M. C. Escher - Later Life

Later Life

In 1922, an important year of his life, Escher traveled through Italy (Florence, San Gimignano, Volterra, Siena, Ravello) and Spain (Madrid, Toledo, Granada). He was impressed by the Italian countryside and by the Alhambra, a fourteenth-century Moorish castle in Granada, Spain. The intricate decorative designs at Alhambra, which were based on mathematical formulas and feature interlocking repetitive patterns sculpted into the stone walls and ceilings, were a powerful influence on Escher's works. He came back to Italy regularly in the following years.

In Italy Escher met Jetta Umiker, whom he married in 1924. The young couple settled down in Rome where their first son, Giorgio (George) Arnaldo Escher, named after his grandfather, was born. Escher and Jetta later had two more sons: Arthur and Jan.

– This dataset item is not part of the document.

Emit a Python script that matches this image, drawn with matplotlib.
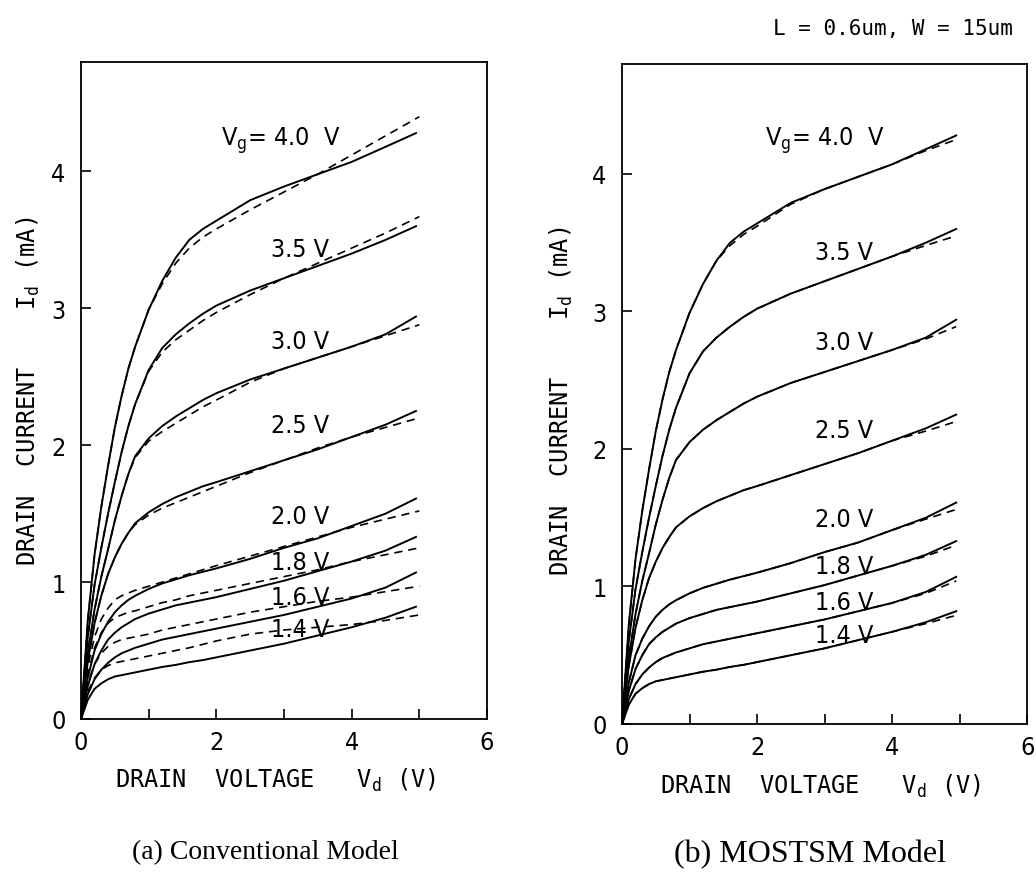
import matplotlib
matplotlib.use("Agg")
import matplotlib.pyplot as plt

# drain voltage grid (V)
vd = [0, 0.1, 0.2, 0.3, 0.4, 0.5, 0.6, 0.7, 0.8, 1.0, 1.2, 1.4, 1.6, 1.8, 2.0, 2.5, 3.0, 3.5, 4.0, 4.5, 4.95]
vd_conv = [0, 0.1, 0.2, 0.3, 0.4, 0.5, 0.6, 0.7, 0.8, 1.0, 1.2, 1.4, 1.6, 1.8, 2.0, 2.5, 3.0, 3.5, 4.0, 4.5, 5.0]

vg_names = ["4.0", "3.5", "3.0", "2.5", "2.0", "1.8", "1.6", "1.4"]

# measured drain current (mA), solid lines, same in both panels
meas_40 = [0, 0.72, 1.20, 1.55, 1.85, 2.13, 2.36, 2.56, 2.72, 2.99, 3.20, 3.37, 3.50, 3.58, 3.64, 3.79, 3.89, 3.98, 4.07, 4.18, 4.28]
meas_35 = [0, 0.60, 0.98, 1.25, 1.50, 1.73, 1.95, 2.14, 2.30, 2.55, 2.71, 2.81, 2.89, 2.96, 3.02, 3.13, 3.22, 3.31, 3.40, 3.50, 3.60]
meas_30 = [0, 0.48, 0.80, 1.04, 1.24, 1.45, 1.63, 1.79, 1.92, 2.05, 2.14, 2.21, 2.27, 2.33, 2.38, 2.48, 2.56, 2.64, 2.72, 2.81, 2.94]
meas_25 = [0, 0.42, 0.70, 0.90, 1.06, 1.18, 1.28, 1.36, 1.43, 1.51, 1.57, 1.62, 1.66, 1.70, 1.73, 1.81, 1.89, 1.97, 2.06, 2.15, 2.25]
meas_20 = [0, 0.30, 0.50, 0.62, 0.71, 0.78, 0.83, 0.87, 0.90, 0.95, 0.99, 1.02, 1.05, 1.075, 1.10, 1.17, 1.25, 1.32, 1.41, 1.50, 1.61]
meas_18 = [0, 0.24, 0.40, 0.50, 0.58, 0.63, 0.67, 0.70, 0.73, 0.77, 0.80, 0.83, 0.85, 0.87, 0.89, 0.95, 1.01, 1.08, 1.15, 1.23, 1.33]
meas_16 = [0, 0.18, 0.29, 0.36, 0.41, 0.45, 0.48, 0.50, 0.52, 0.55, 0.58, 0.60, 0.62, 0.64, 0.66, 0.71, 0.76, 0.82, 0.88, 0.96, 1.07]
meas_14 = [0, 0.14, 0.22, 0.26, 0.29, 0.31, 0.32, 0.33, 0.34, 0.36, 0.38, 0.395, 0.415, 0.43, 0.45, 0.50, 0.55, 0.61, 0.67, 0.74, 0.82]

# conventional model (dashed, left)
conv_40 = [0, 0.72, 1.20, 1.55, 1.85, 2.13, 2.36, 2.56, 2.72, 2.99, 3.18, 3.33, 3.44, 3.52, 3.58, 3.72, 3.85, 3.98, 4.12, 4.26, 4.40]
conv_35 = [0, 0.60, 0.98, 1.25, 1.50, 1.73, 1.95, 2.14, 2.30, 2.54, 2.68, 2.77, 2.84, 2.91, 2.97, 3.10, 3.22, 3.33, 3.44, 3.55, 3.67]
conv_30 = [0, 0.48, 0.80, 1.04, 1.24, 1.45, 1.63, 1.79, 1.91, 2.03, 2.10, 2.16, 2.22, 2.28, 2.33, 2.46, 2.56, 2.64, 2.72, 2.80, 2.88]
conv_25 = [0, 0.42, 0.70, 0.90, 1.06, 1.18, 1.28, 1.36, 1.42, 1.49, 1.54, 1.58, 1.62, 1.66, 1.70, 1.80, 1.89, 1.98, 2.06, 2.13, 2.20]
conv_20 = [0, 0.38, 0.60, 0.73, 0.81, 0.87, 0.90, 0.92, 0.94, 0.97, 1.00, 1.03, 1.06, 1.09, 1.12, 1.19, 1.26, 1.33, 1.40, 1.46, 1.52]
conv_18 = [0, 0.32, 0.52, 0.63, 0.70, 0.74, 0.76, 0.78, 0.79, 0.82, 0.85, 0.87, 0.90, 0.92, 0.94, 0.99, 1.04, 1.09, 1.15, 1.20, 1.25]
conv_16 = [0, 0.26, 0.40, 0.48, 0.53, 0.56, 0.58, 0.59, 0.60, 0.62, 0.65, 0.67, 0.69, 0.71, 0.73, 0.78, 0.82, 0.86, 0.89, 0.93, 0.97]
conv_14 = [0, 0.20, 0.30, 0.36, 0.39, 0.41, 0.42, 0.43, 0.44, 0.46, 0.48, 0.50, 0.52, 0.545, 0.57, 0.62, 0.65, 0.67, 0.69, 0.72, 0.76]

# MOSTSM model (dashed, right)
most_40 = [0, 0.72, 1.20, 1.55, 1.85, 2.13, 2.36, 2.56, 2.72, 2.99, 3.20, 3.37, 3.48, 3.56, 3.62, 3.78, 3.89, 3.98, 4.07, 4.17, 4.25]
most_35 = [0, 0.60, 0.98, 1.25, 1.50, 1.73, 1.95, 2.14, 2.30, 2.55, 2.71, 2.81, 2.89, 2.96, 3.02, 3.13, 3.22, 3.31, 3.40, 3.48, 3.55]
most_30 = [0, 0.48, 0.80, 1.04, 1.24, 1.45, 1.63, 1.79, 1.92, 2.05, 2.14, 2.21, 2.27, 2.33, 2.38, 2.48, 2.56, 2.64, 2.72, 2.80, 2.89]
most_25 = [0, 0.42, 0.70, 0.90, 1.06, 1.18, 1.28, 1.36, 1.43, 1.51, 1.57, 1.62, 1.66, 1.70, 1.73, 1.81, 1.89, 1.97, 2.06, 2.13, 2.20]
most_20 = [0, 0.30, 0.50, 0.62, 0.71, 0.78, 0.83, 0.87, 0.90, 0.95, 0.99, 1.02, 1.05, 1.075, 1.10, 1.17, 1.25, 1.32, 1.41, 1.49, 1.56]
most_18 = [0, 0.24, 0.40, 0.50, 0.58, 0.63, 0.67, 0.70, 0.73, 0.77, 0.80, 0.83, 0.85, 0.87, 0.89, 0.95, 1.01, 1.08, 1.15, 1.22, 1.30]
most_16 = [0, 0.18, 0.29, 0.36, 0.41, 0.45, 0.48, 0.50, 0.52, 0.55, 0.58, 0.60, 0.62, 0.64, 0.66, 0.71, 0.76, 0.82, 0.88, 0.95, 1.04]
most_14 = [0, 0.14, 0.22, 0.26, 0.29, 0.31, 0.32, 0.33, 0.34, 0.36, 0.38, 0.395, 0.415, 0.43, 0.45, 0.50, 0.55, 0.61, 0.67, 0.73, 0.79]

meas = [meas_40, meas_35, meas_30, meas_25, meas_20, meas_18, meas_16, meas_14]
conv = [conv_40, conv_35, conv_30, conv_25, conv_20, conv_18, conv_16, conv_14]
most = [most_40, most_35, most_30, most_25, most_20, most_18, most_16, most_14]

# label anchors (data units) for the Vg annotations
lab_y_left = [4.23, 3.43, 2.76, 2.15, 1.48, 1.15, 0.89, 0.66]
lab_y_right = [4.25, 3.43, 2.78, 2.14, 1.49, 1.15, 0.89, 0.65]

lab_font = "DejaVu Sans"
mono = "DejaVu Sans Mono"
serif = "Liberation Serif"

fig = plt.figure(figsize=(10.36, 8.78), dpi=100)
ax1 = fig.add_axes([0.0782, 0.180, 0.3919, 0.7483])
ax2 = fig.add_axes([0.6004, 0.1743, 0.3910, 0.7517])


def draw(ax, model, model_x, lab_y, lab_x):
    for i in range(len(vg_names)):
        ax.plot(vd, meas[i], color="black", lw=1.4, solid_joinstyle="round")
        ax.plot(model_x, model[i], color="black", lw=1.2, ls=(0, (5, 3.5)))
    for i, name in enumerate(vg_names):
        if i == 0:
            ax.text(lab_x - 1.17, lab_y[i], "V$_\\mathregular{g}$= " + name + "  V",
                    fontsize=18, family=lab_font, fontstretch="condensed",
                    ha="left", va="center")
        else:
            ax.text(lab_x, lab_y[i], name + " V", fontsize=18, family=lab_font,
                    fontstretch="condensed", ha="center", va="center")
    ax.set_xlim(0, 6)
    ax.set_ylim(0, 4.8)
    ax.set_xticks([0, 1, 2, 3, 4, 5, 6])
    ax.set_xticklabels(["0", "", "2", "", "4", "", "6"])
    ax.set_yticks([0, 1, 2, 3, 4])
    ax.tick_params(direction="in", length=7, width=1.2, labelsize=18)
    ax.tick_params(axis="x", pad=8)
    ax.tick_params(axis="y", pad=11)
    for lbl in ax.get_xticklabels() + ax.get_yticklabels():
        lbl.set_family(lab_font)
        lbl.set_fontstretch("condensed")
    for sp in ax.spines.values():
        sp.set_linewidth(1.3)
    ax.set_xlabel("DRAIN  VOLTAGE   V$_\\mathregular{d}$ (V)", family=mono, fontsize=17)
    ax.set_ylabel("DRAIN  CURRENT    I$_\\mathregular{d}$ (mA)", family=mono, fontsize=17)


draw(ax1, conv, vd_conv, lab_y_left, 3.24)
draw(ax2, most, vd, lab_y_right, 3.29)

ax1.xaxis.set_label_coords(0.48, -0.072)
ax2.xaxis.set_label_coords(0.49, -0.072)
ax1.yaxis.set_label_coords(-0.095, 0.5)
ax2.yaxis.set_label_coords(-0.115, 0.49)

fig.text(1013 / 1036, 1 - 29 / 878, "L = 0.6um, W = 15um", family=mono, fontsize=15,
         ha="right", va="center")
fig.text(265 / 1036, 1 - 853 / 878, "(a) Conventional Model", family=serif, fontsize=20,
         ha="center", va="center")
fig.text(810 / 1036, 1 - 855 / 878, "(b) MOSTSM Model", family=serif, fontsize=23,
         ha="center", va="center")

fig.savefig("out.png", dpi=100)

In 1935, the political climate in Italy (under Mussolini) became totally unacceptable to Escher. He had no interest in politics, finding it impossible to involve himself with any ideals other than the expressions of his own concepts through his own particular medium, but he was averse to fanaticism and hypocrisy. When his eldest son, George, was forced, at the age of nine, to wear a Ballila uniform in school, the family decided to leave Italy. The family moved to Château-d'Œx, Switzerland, where they remained for two years.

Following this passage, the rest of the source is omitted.